• **WHAT NEEDS TO BE DONE**: Take the lines beginning with the one that contains "Generate a Python" and ending with the one that contains "ax.text(i, p +", and set them down exactly. Omit all pictures.

• **DATASET ROWS**:
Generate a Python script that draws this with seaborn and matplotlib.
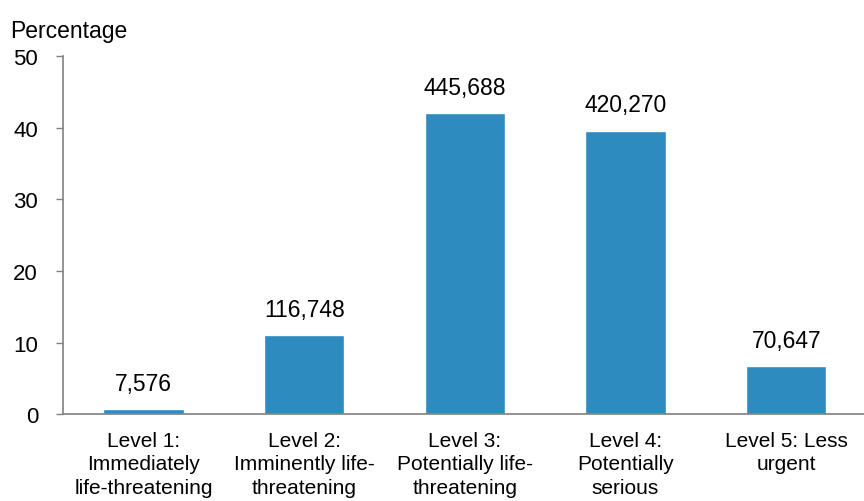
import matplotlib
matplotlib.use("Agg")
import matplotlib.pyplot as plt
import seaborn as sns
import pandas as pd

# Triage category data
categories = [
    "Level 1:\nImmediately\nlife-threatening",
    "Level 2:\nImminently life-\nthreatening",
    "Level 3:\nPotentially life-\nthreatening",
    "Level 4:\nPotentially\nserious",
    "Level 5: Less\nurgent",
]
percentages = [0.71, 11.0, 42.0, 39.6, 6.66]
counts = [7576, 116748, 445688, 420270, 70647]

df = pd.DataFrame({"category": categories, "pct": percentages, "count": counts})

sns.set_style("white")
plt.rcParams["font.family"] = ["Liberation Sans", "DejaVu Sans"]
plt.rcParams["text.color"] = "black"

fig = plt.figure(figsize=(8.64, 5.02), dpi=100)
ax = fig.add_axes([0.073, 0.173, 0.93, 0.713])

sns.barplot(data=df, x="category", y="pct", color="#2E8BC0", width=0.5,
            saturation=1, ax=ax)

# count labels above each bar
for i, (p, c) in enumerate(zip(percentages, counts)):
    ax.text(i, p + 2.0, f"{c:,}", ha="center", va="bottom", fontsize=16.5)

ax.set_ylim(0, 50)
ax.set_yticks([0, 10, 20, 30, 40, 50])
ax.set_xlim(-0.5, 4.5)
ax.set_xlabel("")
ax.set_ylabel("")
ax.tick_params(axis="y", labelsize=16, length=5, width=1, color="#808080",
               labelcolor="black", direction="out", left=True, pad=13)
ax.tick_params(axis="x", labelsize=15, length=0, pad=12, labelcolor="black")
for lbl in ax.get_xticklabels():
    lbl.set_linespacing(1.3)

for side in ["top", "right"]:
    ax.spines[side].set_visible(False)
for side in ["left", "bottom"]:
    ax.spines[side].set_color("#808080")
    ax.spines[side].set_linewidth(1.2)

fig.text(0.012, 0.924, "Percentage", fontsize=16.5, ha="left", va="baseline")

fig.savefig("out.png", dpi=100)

==

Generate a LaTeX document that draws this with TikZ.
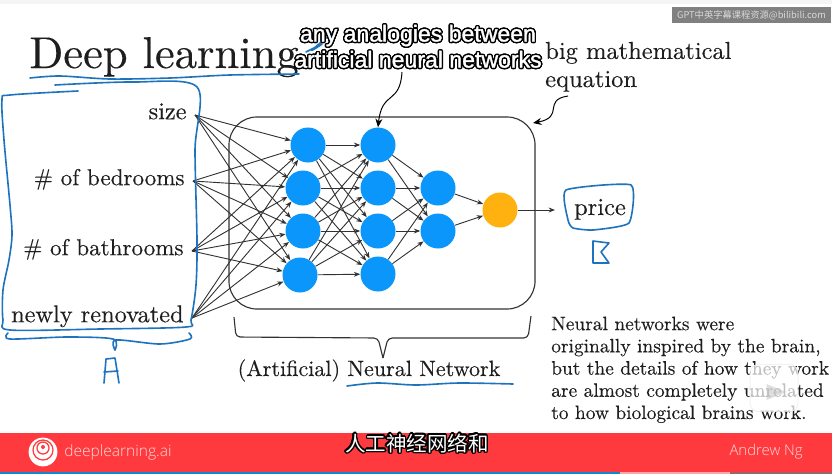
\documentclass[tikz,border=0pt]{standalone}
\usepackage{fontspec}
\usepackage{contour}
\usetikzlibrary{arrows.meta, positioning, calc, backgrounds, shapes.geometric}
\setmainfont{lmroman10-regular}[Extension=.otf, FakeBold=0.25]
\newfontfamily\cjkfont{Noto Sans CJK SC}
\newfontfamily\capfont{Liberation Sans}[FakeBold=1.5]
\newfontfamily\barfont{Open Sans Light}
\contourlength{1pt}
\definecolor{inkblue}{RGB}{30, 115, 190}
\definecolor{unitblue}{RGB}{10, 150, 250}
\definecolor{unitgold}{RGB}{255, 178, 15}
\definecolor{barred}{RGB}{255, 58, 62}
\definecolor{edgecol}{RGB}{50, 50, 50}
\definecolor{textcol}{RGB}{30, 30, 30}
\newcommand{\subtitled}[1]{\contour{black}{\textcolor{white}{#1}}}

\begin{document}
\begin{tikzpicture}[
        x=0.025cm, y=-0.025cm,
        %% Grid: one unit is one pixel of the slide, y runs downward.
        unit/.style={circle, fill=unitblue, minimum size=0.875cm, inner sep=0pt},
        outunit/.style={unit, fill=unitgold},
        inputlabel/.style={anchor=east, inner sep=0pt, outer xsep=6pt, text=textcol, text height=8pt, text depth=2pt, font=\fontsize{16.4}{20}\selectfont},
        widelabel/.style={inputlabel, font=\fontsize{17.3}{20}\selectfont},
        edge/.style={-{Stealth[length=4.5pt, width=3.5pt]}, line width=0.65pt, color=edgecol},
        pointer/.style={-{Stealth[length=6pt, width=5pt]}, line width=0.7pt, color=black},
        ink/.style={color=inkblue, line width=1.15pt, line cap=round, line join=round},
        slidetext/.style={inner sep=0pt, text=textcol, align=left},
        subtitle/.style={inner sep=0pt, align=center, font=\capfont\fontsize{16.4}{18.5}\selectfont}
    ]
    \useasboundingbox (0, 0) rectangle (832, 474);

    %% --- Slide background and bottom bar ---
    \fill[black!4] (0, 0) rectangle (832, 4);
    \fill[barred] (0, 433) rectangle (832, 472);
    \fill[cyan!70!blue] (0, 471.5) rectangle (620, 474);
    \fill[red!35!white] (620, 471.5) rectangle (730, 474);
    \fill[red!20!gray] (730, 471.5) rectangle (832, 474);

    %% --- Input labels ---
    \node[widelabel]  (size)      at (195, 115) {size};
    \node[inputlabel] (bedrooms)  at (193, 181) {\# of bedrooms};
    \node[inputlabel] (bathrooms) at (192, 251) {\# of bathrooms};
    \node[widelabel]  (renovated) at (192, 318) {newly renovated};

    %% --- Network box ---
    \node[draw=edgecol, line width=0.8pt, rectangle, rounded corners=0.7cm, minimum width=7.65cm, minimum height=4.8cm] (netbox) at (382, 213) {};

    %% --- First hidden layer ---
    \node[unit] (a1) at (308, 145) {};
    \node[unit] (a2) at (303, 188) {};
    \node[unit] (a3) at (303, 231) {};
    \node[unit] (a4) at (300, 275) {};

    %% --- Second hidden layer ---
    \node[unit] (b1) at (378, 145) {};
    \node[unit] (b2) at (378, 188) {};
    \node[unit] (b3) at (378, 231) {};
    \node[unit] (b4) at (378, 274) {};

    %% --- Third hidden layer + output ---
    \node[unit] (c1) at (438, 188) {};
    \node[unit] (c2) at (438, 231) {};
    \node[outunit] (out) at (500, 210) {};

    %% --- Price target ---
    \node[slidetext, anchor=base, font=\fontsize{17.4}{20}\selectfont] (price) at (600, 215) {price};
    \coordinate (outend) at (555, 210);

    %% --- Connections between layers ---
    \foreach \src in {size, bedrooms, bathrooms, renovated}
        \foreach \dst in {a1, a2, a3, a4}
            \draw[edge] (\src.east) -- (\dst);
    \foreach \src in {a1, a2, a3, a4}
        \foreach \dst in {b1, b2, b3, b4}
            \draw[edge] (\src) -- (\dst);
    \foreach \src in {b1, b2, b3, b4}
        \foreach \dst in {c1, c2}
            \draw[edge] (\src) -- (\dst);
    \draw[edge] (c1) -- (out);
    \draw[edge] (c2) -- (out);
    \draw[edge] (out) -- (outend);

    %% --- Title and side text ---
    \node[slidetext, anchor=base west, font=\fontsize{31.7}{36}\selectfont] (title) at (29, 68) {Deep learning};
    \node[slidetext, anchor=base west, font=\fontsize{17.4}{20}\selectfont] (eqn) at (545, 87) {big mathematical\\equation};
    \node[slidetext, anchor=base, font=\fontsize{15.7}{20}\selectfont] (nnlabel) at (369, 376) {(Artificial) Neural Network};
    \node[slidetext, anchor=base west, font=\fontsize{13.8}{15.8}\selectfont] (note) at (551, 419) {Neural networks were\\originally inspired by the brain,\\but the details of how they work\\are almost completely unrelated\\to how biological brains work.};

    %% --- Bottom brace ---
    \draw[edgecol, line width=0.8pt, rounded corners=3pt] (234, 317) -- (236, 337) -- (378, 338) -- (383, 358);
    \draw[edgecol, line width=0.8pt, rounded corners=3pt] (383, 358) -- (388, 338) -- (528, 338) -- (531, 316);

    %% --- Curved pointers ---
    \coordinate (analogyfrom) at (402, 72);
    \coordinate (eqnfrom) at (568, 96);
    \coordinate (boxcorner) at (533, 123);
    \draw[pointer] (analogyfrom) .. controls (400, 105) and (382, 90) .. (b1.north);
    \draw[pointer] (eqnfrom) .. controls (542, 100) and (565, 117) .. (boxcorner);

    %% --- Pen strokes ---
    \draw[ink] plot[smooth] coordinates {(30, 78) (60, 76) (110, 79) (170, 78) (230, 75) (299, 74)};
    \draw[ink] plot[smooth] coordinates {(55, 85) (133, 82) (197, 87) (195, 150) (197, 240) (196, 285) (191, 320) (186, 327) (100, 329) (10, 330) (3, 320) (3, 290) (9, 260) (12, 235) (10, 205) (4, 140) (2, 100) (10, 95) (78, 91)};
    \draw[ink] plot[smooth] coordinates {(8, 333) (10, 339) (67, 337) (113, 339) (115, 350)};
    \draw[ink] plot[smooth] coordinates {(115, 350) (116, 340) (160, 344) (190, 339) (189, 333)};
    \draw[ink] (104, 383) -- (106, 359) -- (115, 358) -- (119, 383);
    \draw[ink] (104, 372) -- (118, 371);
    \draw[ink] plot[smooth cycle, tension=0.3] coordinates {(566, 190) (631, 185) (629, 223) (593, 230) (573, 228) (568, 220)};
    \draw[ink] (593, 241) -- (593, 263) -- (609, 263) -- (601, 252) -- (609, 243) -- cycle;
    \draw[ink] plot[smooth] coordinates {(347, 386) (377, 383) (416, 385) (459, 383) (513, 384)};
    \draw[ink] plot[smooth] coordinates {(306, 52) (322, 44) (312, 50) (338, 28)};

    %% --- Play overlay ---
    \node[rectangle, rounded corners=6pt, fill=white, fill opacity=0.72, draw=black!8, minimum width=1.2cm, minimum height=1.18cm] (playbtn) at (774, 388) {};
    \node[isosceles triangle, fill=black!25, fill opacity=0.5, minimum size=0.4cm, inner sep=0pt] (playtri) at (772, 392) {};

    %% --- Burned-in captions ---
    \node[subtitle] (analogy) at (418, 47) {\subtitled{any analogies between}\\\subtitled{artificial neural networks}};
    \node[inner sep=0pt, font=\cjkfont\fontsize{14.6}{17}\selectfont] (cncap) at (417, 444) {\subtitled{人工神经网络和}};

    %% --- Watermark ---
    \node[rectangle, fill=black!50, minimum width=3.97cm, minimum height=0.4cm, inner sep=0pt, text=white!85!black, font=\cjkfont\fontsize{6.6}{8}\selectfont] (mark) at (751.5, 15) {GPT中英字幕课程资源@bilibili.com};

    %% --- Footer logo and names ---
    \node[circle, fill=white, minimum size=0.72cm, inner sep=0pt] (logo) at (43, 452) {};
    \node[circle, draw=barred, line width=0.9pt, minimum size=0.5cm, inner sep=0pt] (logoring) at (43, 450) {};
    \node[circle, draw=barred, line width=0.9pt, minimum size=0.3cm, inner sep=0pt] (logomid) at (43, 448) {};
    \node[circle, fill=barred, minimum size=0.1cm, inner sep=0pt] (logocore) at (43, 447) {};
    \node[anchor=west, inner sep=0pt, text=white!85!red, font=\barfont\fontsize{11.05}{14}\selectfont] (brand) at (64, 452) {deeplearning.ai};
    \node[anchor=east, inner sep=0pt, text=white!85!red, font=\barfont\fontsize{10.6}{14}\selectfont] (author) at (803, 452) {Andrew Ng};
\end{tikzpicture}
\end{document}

• **FULL ANSWER**:
Generate a Python script that draws this with seaborn and matplotlib.
import matplotlib
matplotlib.use("Agg")
import matplotlib.pyplot as plt
import seaborn as sns
import pandas as pd

# Triage category data
categories = [
    "Level 1:\nImmediately\nlife-threatening",
    "Level 2:\nImminently life-\nthreatening",
    "Level 3:\nPotentially life-\nthreatening",
    "Level 4:\nPotentially\nserious",
    "Level 5: Less\nurgent",
]
percentages = [0.71, 11.0, 42.0, 39.6, 6.66]
counts = [7576, 116748, 445688, 420270, 70647]

df = pd.DataFrame({"category": categories, "pct": percentages, "count": counts})

sns.set_style("white")
plt.rcParams["font.family"] = ["Liberation Sans", "DejaVu Sans"]
plt.rcParams["text.color"] = "black"

fig = plt.figure(figsize=(8.64, 5.02), dpi=100)
ax = fig.add_axes([0.073, 0.173, 0.93, 0.713])

sns.barplot(data=df, x="category", y="pct", color="#2E8BC0", width=0.5,
            saturation=1, ax=ax)

# count labels above each bar
for i, (p, c) in enumerate(zip(percentages, counts)):
    ax.text(i, p + 2.0, f"{c:,}", ha="center", va="bottom", fontsize=16.5)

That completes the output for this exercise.